The big advantage of this relatively new technology is its potential ability to use relatively small amounts of electricity to create larger amounts of heat. (No – this doesn’t break the laws of thermodynamics, see here). The effectiveness of using heat pumps to cut our energy bills depends crucially on how much heat you get out for every unit of electricity you put in. Manufacturers will usually quote ratios of three or four. This householder’s experience suggests that the real figure may be as low as 2 or below.
At that level it makes no sense in cash or carbon terms to use a heat pump. Even for homes with cheap rate meters (‘Economy 7’) for night electricity, the average 24 hour price of power is about 8.5p per kilowatt hour at the moment. Mains gas - which isn’t available around the home whose electricity usage I am reporting here - is about 3.5p per kilowatt hour. In other words, a heat pump which converts one unit of electricity into only two units of heat costs more than 2 units of gas. The carbon dioxide emitted at the average power station to produce a unit of electricity is also over twice as much as the direct emissions from burning gas in a home boiler. If the figures at this home are typical, heat pumps don’t work well in the UK. (This is a strange finding – they really do work well in some other countries such as cold Sweden and nobody seems to be sure why things aren’t the same in the UK).
The failure of many air source heat pumps to save money in Britain must, I suspect, be down to poor expertise among installers. Heat pumps are fiddly to operate and require delicate adjustments. Unfortunately, until this problem is solved, no householder will be prepared to be the guinea pig for a technology that often seems to struggle in (relatively) cold weather. Some sources suggest that the problem arises because the pump ices up - but this doesn't explain why the same problem doesn't occur in colder countries
We’ve had a wide range of external temperatures over the last couple of weeks. It started quite warm but the last few nights have been very cold by UK standards, with the thermometer dipping to as low as minus 7 degrees in the local area. As the chill worsened, the efficiency of the heat pump dropped dramatically.
|Dates of measurements||Average amount of heating required over 24 hours*||Estimated heating need for the house over 24 hours**||Typical daily electricity use***||Implied ratio of electricity input to heat output (‘coefficient of performance’)|
|Around 23rd January||10 degrees||50 kilowatt hours||25 kilowatt hours||2|
|Around 28th January||15 degrees||75 kilowatt hours||50 kilowatt hours||1.5|
|Around 3rd February||20 degrees||100 kilowatt hours||100 kilowatt hours||1|
*The difference between the average external and internal temperatures
** The average heat loss from the house’s walls, windows, door, floors and roof per degree of temperature difference multiplied by the average temperature difference.

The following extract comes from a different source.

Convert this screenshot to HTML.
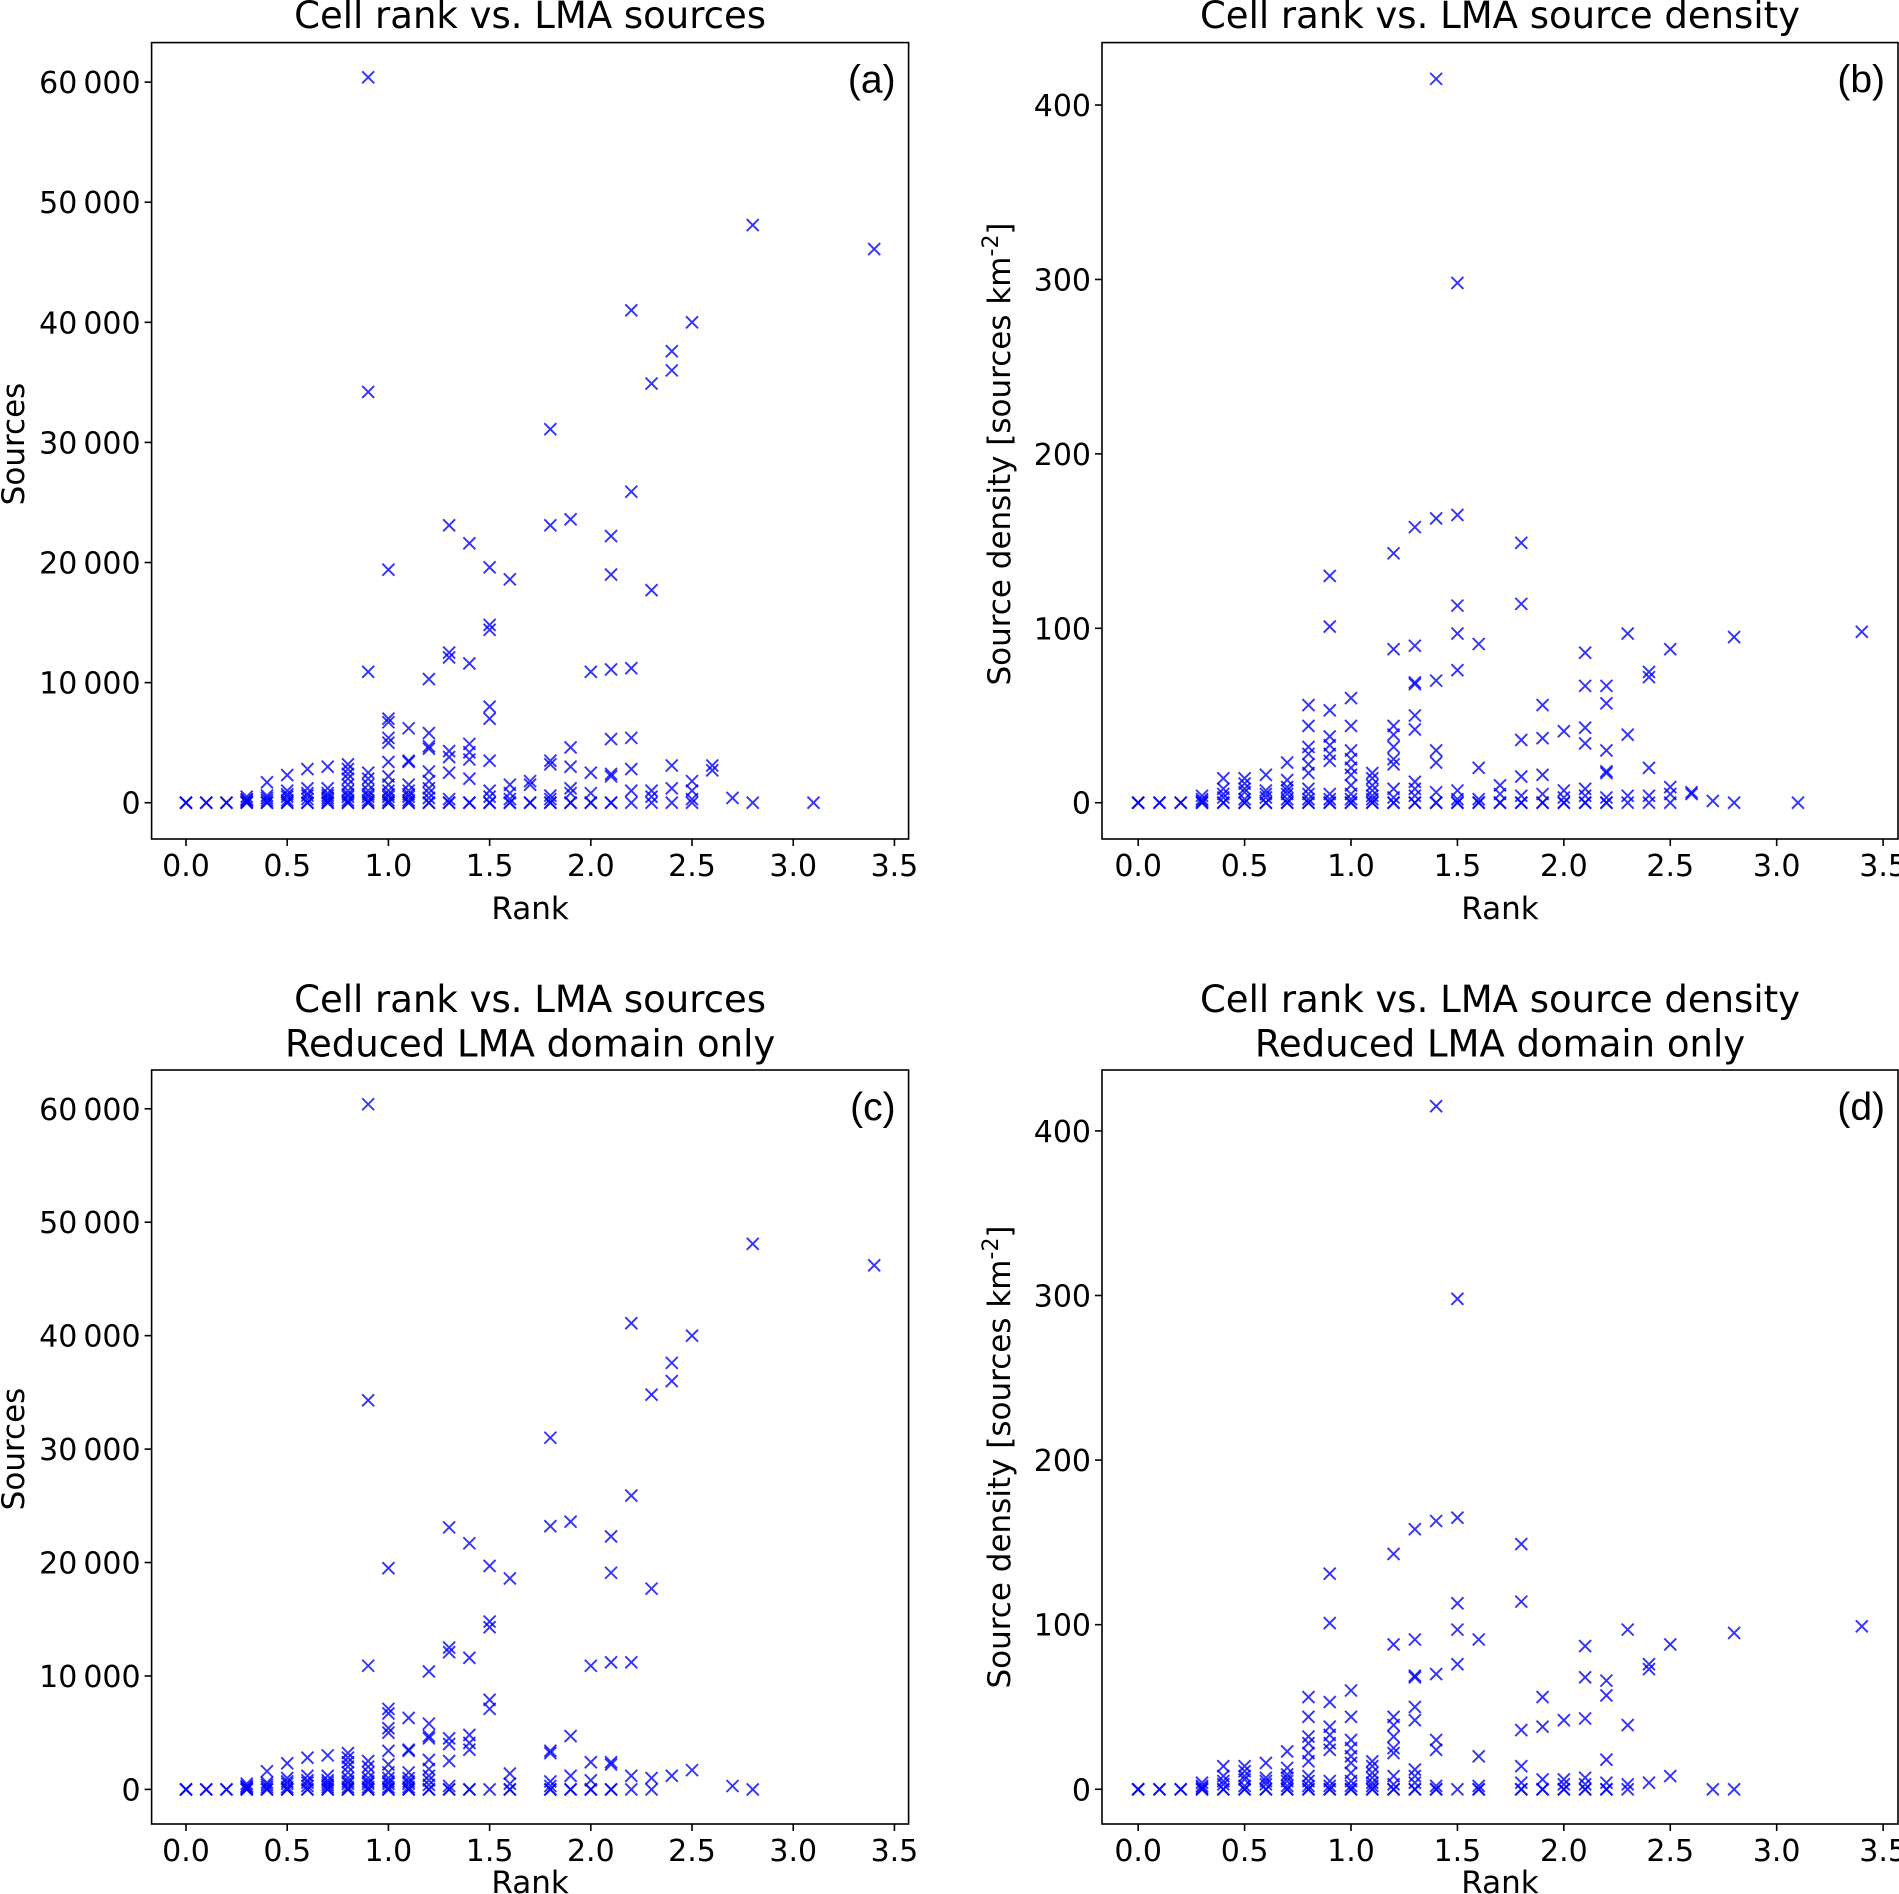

** The metered use of electricity over a typical 24 hour period
In the early part of this short study period, the electricity consumption figures were poor but not excessively so. The family was getting 10 degrees of heating of his house from the pump for about 25 kilowatt hours a day. This meant the ratio of heat output to power input was about 2, well below the level promised by the manufacturer but still nearly enough to justify using a heat pump. But as the thermometer fell, the bills went up. He was getting about 100 kilowatt hours of heat for each 100 kilowatt hours of electricity he used. This means that in cold weather the unlucky householder is spending eight or nine pounds a day on electricity (multiplied up, £250 a month) but, even more strikingly, he would be better off if he simply installed a few electric heaters in the main rooms. In fact, if I were advising him, I’d say he should turn off the pump whenever outside temperatures fall below about 7 degrees.
The householder has been worried about the performance of his expensive new heat pump since it was put in. He’s had the people who installed it round, as well as the main contractors for the insulation improvements, just in case they could find out whether the house had major temperature leaks. His concerns seem warranted because his pump is costing far more than it should do. This story is repeatedly heard across the UK – it’s now time to really find out why many of the heat pumps installed in houses come nowhere near achieving the benefits claimed by manufacturers.